I would love to. Just need transport. My wife drives but I cannot see her wanting to spend a day there as she really does not like this hobby. Still I'll see if she can be convinced...

Anyone going from Hampshire?


----------



## 5678 (22 Sep 2015)

Where are you Andy? I'm just north of Reading. 

I'll see if I can get a pass from SWMBO.


----------



## Ady34 (23 Sep 2015)

Perhaps, but it is a long way


----------



## Martin in Holland (23 Sep 2015)

If you ever come to China or Hong Kong, I'm your man...


----------



## Ben C (23 Sep 2015)

Yes, probably would, all being well.


----------



## Andy D (23 Sep 2015)

5678 said:


> Where are you Andy?
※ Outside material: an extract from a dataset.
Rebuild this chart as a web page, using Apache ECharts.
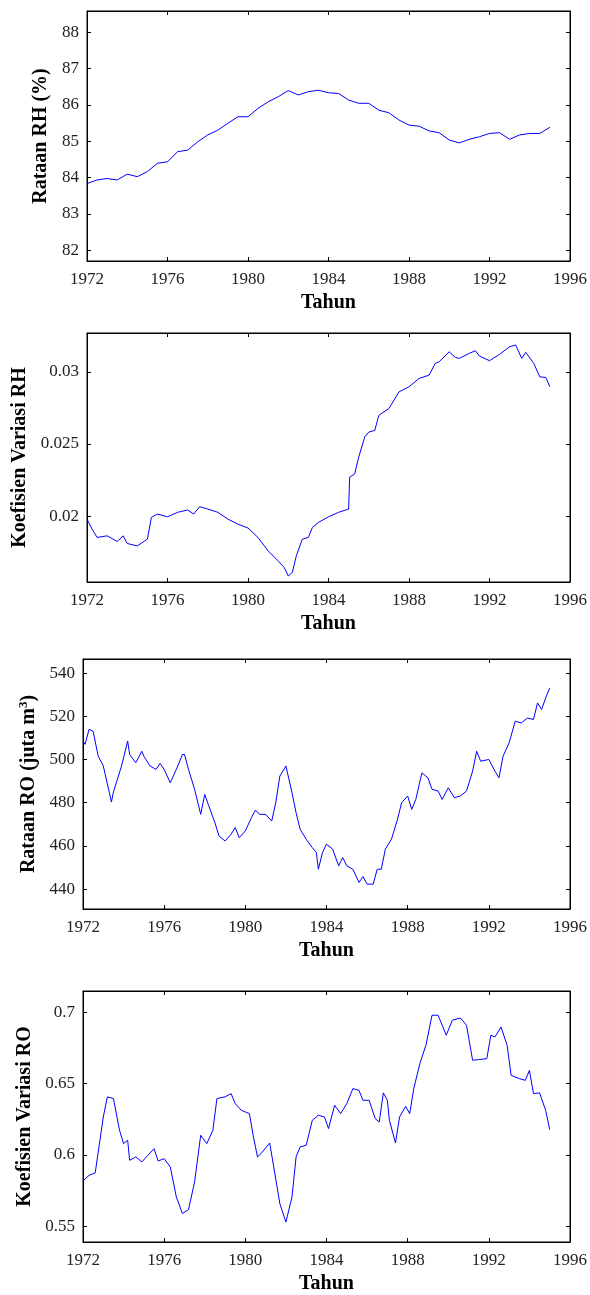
<!DOCTYPE html>
<html><head><meta charset="utf-8">
<script src="https://cdn.jsdelivr.net/npm/echarts@6/dist/echarts.min.js"></script>
<style>html,body{margin:0;padding:0;background:#fff}#c{width:590px;height:1295px}</style>
</head><body><div id="c"></div>
<script>
// ---- data ----
const xTicks = [1972, 1976, 1980, 1984, 1988, 1992, 1996];

const rhMeanYears = [1972.0,1972.5,1973.0,1973.5,1974.0,1974.5,1975.0,1975.5,1976.0,1976.5,1977.0,1977.5,1978.0,1978.5,1979.0,1979.5,1980.0,1980.5,1981.0,1981.5,1982.0,1982.5,1983.0,1983.5,1984.0,1984.5,1985.0,1985.5,1986.0,1986.5,1987.0,1987.5,1988.0,1988.5,1989.0,1989.5,1990.0,1990.5,1991.0,1991.5,1992.0,1992.5,1993.0,1993.5,1994.0,1994.5,1995.0];
const rhMean = [83.83,83.93,83.97,83.93,84.09,84.02,84.16,84.39,84.43,84.71,84.75,84.98,85.17,85.30,85.49,85.67,85.67,85.90,86.08,86.22,86.39,86.27,86.36,86.40,86.33,86.31,86.13,86.04,86.04,85.85,85.78,85.58,85.44,85.41,85.28,85.23,85.03,84.95,85.05,85.12,85.21,85.23,85.05,85.17,85.21,85.21,85.38];

const rhCvYears = [1972.0,1972.25,1972.5,1973.0,1973.5,1973.8,1974.0,1974.5,1975.0,1975.2,1975.5,1976.0,1976.5,1977.0,1977.3,1977.6,1978.0,1978.5,1979.0,1979.5,1980.0,1980.5,1981.0,1981.5,1981.8,1982.0,1982.2,1982.4,1982.7,1983.0,1983.2,1983.5,1984.0,1984.5,1985.0,1985.05,1985.3,1985.5,1985.8,1986.0,1986.3,1986.5,1987.0,1987.5,1988.0,1988.5,1989.0,1989.3,1989.5,1990.0,1990.3,1990.5,1991.0,1991.3,1991.5,1992.0,1992.5,1993.0,1993.3,1993.6,1993.8,1994.2,1994.5,1994.8,1995.0];
const rhCv = [0.01979,0.01910,0.01852,0.01863,0.01824,0.01863,0.01810,0.01793,0.01840,0.01991,0.02014,0.01995,0.02026,0.02042,0.02014,0.02065,0.02049,0.02026,0.01979,0.01944,0.01917,0.01851,0.01759,0.01689,0.01643,0.01585,0.01608,0.01724,0.01840,0.01852,0.01921,0.01956,0.01995,0.02026,0.02049,0.02269,0.02292,0.02408,0.02548,0.02582,0.02594,0.02698,0.02745,0.02861,0.02896,0.02954,0.02977,0.03058,0.03070,0.03139,0.03100,0.03093,0.03128,0.03146,0.03109,0.03077,0.03121,0.03174,0.03186,0.03093,0.03135,0.03058,0.02965,0.02961,0.02896];

const roMeanYears = [1972.0,1972.1,1972.3,1972.5,1972.75,1973.0,1973.3,1973.4,1973.5,1973.9,1974.2,1974.3,1974.6,1974.9,1975.0,1975.3,1975.6,1975.8,1976.0,1976.3,1976.6,1976.9,1977.0,1977.2,1977.5,1977.8,1978.0,1978.2,1978.5,1978.7,1979.0,1979.3,1979.5,1979.7,1980.0,1980.3,1980.5,1980.7,1981.0,1981.3,1981.5,1981.7,1982.0,1982.3,1982.5,1982.7,1983.0,1983.3,1983.5,1983.6,1983.8,1984.0,1984.3,1984.6,1984.8,1985.0,1985.3,1985.6,1985.8,1986.0,1986.3,1986.5,1986.7,1986.9,1987.2,1987.5,1987.7,1988.0,1988.2,1988.4,1988.7,1989.0,1989.2,1989.5,1989.7,1990.0,1990.3,1990.6,1990.9,1991.2,1991.4,1991.6,1992.0,1992.3,1992.5,1992.7,1993.0,1993.3,1993.6,1993.9,1994.2,1994.4,1994.6,1994.8,1995.0];
const roMean = [508.5,507,514,513,501.5,497,484.6,480.3,485,497,508.5,502.3,498.5,503.8,501.5,497,495.4,498.2,495.4,489.2,495.4,502.3,502.3,495.4,486.2,474.6,483.8,478.5,470.8,464.6,462.3,465.4,468.5,463.8,466.9,473.1,476.6,474.6,474.6,471.5,480,492.3,497,484.6,475.4,467.7,463.1,459.2,456.9,449.2,456.9,460.8,458.5,450.8,454.6,450.8,449.2,443.1,445.8,442.3,442.3,449.2,449.2,458.5,463.1,472.3,480,483.1,476.9,481.5,493.8,491.5,486.2,485.4,481.5,486.9,482.3,483.1,485.4,494.6,503.8,499.2,500,494.6,491.5,501.5,507.7,517.7,516.9,519.2,518.5,526.2,523.1,528.5,533];

const roCvYears = [1972.0,1972.3,1972.6,1972.8,1973.0,1973.2,1973.5,1973.8,1974.0,1974.2,1974.3,1974.6,1974.9,1975.2,1975.5,1975.7,1976.0,1976.3,1976.6,1976.9,1977.2,1977.5,1977.8,1978.1,1978.4,1978.6,1979.0,1979.3,1979.5,1979.8,1980.2,1980.4,1980.6,1980.8,1981.2,1981.4,1981.7,1982.0,1982.3,1982.5,1982.7,1983.0,1983.3,1983.6,1983.9,1984.1,1984.4,1984.7,1985.0,1985.3,1985.6,1985.8,1986.1,1986.4,1986.6,1986.8,1987.0,1987.1,1987.4,1987.6,1987.9,1988.1,1988.3,1988.6,1988.9,1989.2,1989.5,1989.7,1989.9,1990.2,1990.6,1990.9,1991.2,1991.5,1991.9,1992.1,1992.3,1992.6,1992.9,1993.1,1993.5,1993.8,1994.0,1994.2,1994.5,1994.8,1995.0];
const roCv = [0.5818,0.5857,0.5874,0.6068,0.6266,0.6407,0.6395,0.6173,0.6079,0.6103,0.5963,0.5986,0.5951,0.5998,0.6044,0.5958,0.5974,0.5916,0.5706,0.5589,0.5617,0.5811,0.6138,0.6079,0.6173,0.6395,0.6407,0.6430,0.6360,0.6313,0.6290,0.6126,0.5986,0.6014,0.6084,0.5916,0.5659,0.5530,0.5706,0.5986,0.6056,0.6068,0.6243,0.6278,0.6266,0.6185,0.6348,0.6290,0.6360,0.6465,0.6453,0.6383,0.6383,0.6255,0.6231,0.6435,0.6383,0.6243,0.6084,0.6266,0.6341,0.6290,0.6465,0.6640,0.6769,0.6979,0.6979,0.6909,0.6839,0.6944,0.6960,0.6909,0.6664,0.6668,0.6675,0.6839,0.6827,0.6897,0.6769,0.6558,0.6535,0.6523,0.6593,0.6430,0.6435,0.6313,0.6178];

// ---- chart ----
const FONT = '"Liberation Serif","DejaVu Serif",serif';
const panels = [
  {years: rhMeanYears, vals: rhMean, name: 'Rataan RH (%)', min: 81.7, max: 88.58, ticks: [82,83,84,85,86,87,88], dec: 0, left: 87, top: 11, width: 484, height: 250, nameGap: 36},
  {years: rhCvYears, vals: rhCv, name: 'Koefisien Variasi RH', min: 0.01543, max: 0.03269, ticks: [0.02,0.025,0.03], dec: 3, left: 87, top: 333, width: 484, height: 249, nameGap: 54},
  {years: roMeanYears, vals: roMean, name: 'Rataan RO (juta m{sup|3})', min: 430.8, max: 546.5, ticks: [440,460,480,500,520,540], dec: 0, left: 83, top: 659, width: 489, height: 250, nameGap: 41},
  {years: roCvYears, vals: roCv, name: 'Koefisien Variasi RO', min: 0.539, max: 0.7149, ticks: [0.55,0.6,0.65,0.7], dec: 2, left: 83, top: 991, width: 489, height: 251, nameGap: 47}
];

const grids = [], xAxes = [], yAxes = [], series = [];
panels.forEach((p, i) => {
  grids.push({left: p.left, top: p.top, width: p.width, height: p.height, show: true, borderColor: '#000', borderWidth: 1, backgroundColor: '#fff'});
  const tickStyle = {show: true, inside: true, length: 4, lineStyle: {color: '#000', width: 1}};
  const xBase = {type: 'value', gridIndex: i, min: 1972, max: 1996, interval: 4, splitLine: {show: false},
    axisLine: {show: true, lineStyle: {color: '#000', width: 1}}, axisTick: tickStyle};
  xAxes.push(Object.assign({}, xBase, {position: 'bottom',
    axisLabel: {show: true, color: '#222', fontFamily: FONT, fontSize: 17, margin: 10, formatter: v => String(v)},
    name: 'Tahun', nameLocation: 'middle', nameGap: 32,
    nameTextStyle: {fontFamily: FONT, fontSize: 20, fontWeight: 'bold', color: '#000'}}));
  xAxes.push(Object.assign({}, xBase, {position: 'top', axisLabel: {show: false}}));
  const yBase = {type: 'value', gridIndex: i, min: p.min, max: p.max, splitLine: {show: false},
    axisLine: {show: true, lineStyle: {color: '#000', width: 1}},
    axisTick: Object.assign({}, tickStyle, {customValues: p.ticks}),
    axisLabel: {customValues: p.ticks}};
  yAxes.push(Object.assign({}, yBase, {position: 'left',
    axisLabel: {customValues: p.ticks, show: true, color: '#222', fontFamily: FONT, fontSize: 17, margin: 8,
      formatter: v => p.dec === 0 ? String(Math.round(v)) : String(+v.toFixed(p.dec))},
    name: p.name, nameLocation: 'middle', nameGap: p.nameGap,
    nameTextStyle: {fontFamily: FONT, fontSize: 20, fontWeight: 'bold', color: '#000',
      rich: {sup: {fontFamily: FONT, fontSize: 13, fontWeight: 'bold', color: '#000', verticalAlign: 'top', padding: [0,0,10,0]}}}}));
  yAxes.push(Object.assign({}, yBase, {position: 'right', axisLabel: {show: false}}));
  series.push({type: 'line', xAxisIndex: 2*i, yAxisIndex: 2*i, showSymbol: false, symbol: 'none',
    lineStyle: {color: '#0000ff', width: 1}, itemStyle: {color: '#0000ff'},
    data: p.years.map((y, k) => [y, p.vals[k]]), animation: false});
});

const chart = echarts.init(document.getElementById('c'), null, {renderer: 'canvas'});
chart.setOption({animation: false, backgroundColor: '#fff', grid: grids, xAxis: xAxes, yAxis: yAxes, series: series});
</script>
</body></html>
I'm just north of Reading.
> 
> I'll see if I can get a pass from SWMBO.



Fareham.

At the moment it is looking like I might have to work.


----------



## Newbiedoobydo (23 Sep 2015)

Waaah! Why can't it be in Manchester?


----------



## Mark Livermore (24 Sep 2015)

As long as I can swing it past the Mrs then absolutely...


----------



## tim (25 Sep 2015)

I would like to get along to this, it's not far from home for me, will depend on work commitments though.


----------



## JamieB (25 Sep 2015)

Bit of a drive for me but I will try to make it.


----------



## LondonDragon (25 Sep 2015)

I will be there


----------



## AquamaniacUK (25 Sep 2015)

Wow. I live in Hounslow.
I definitely want to go to this.
Now...if only i can find a way not to work that day.


----------



## Stu Worrall (25 Sep 2015)

Im going to see if I can get down one of the days.  Need to check the train times and prices


----------



## Lindy (26 Sep 2015)

I'd love to go but far too far away. Not really more accessible unless you live in south of england


----------



## Dan Crawford (28 Sep 2015)

Hi Guys, sorry if I've got anyones hopes up but I don't think this is going to happen for us, it's just too short notice. I'll make sure that everything is done sooner for next year and everyone has more time to arrange leave from work etc.


----------



## LondonDragon (28 Sep 2015)

Oh well, guess it will have to wait until next year


----------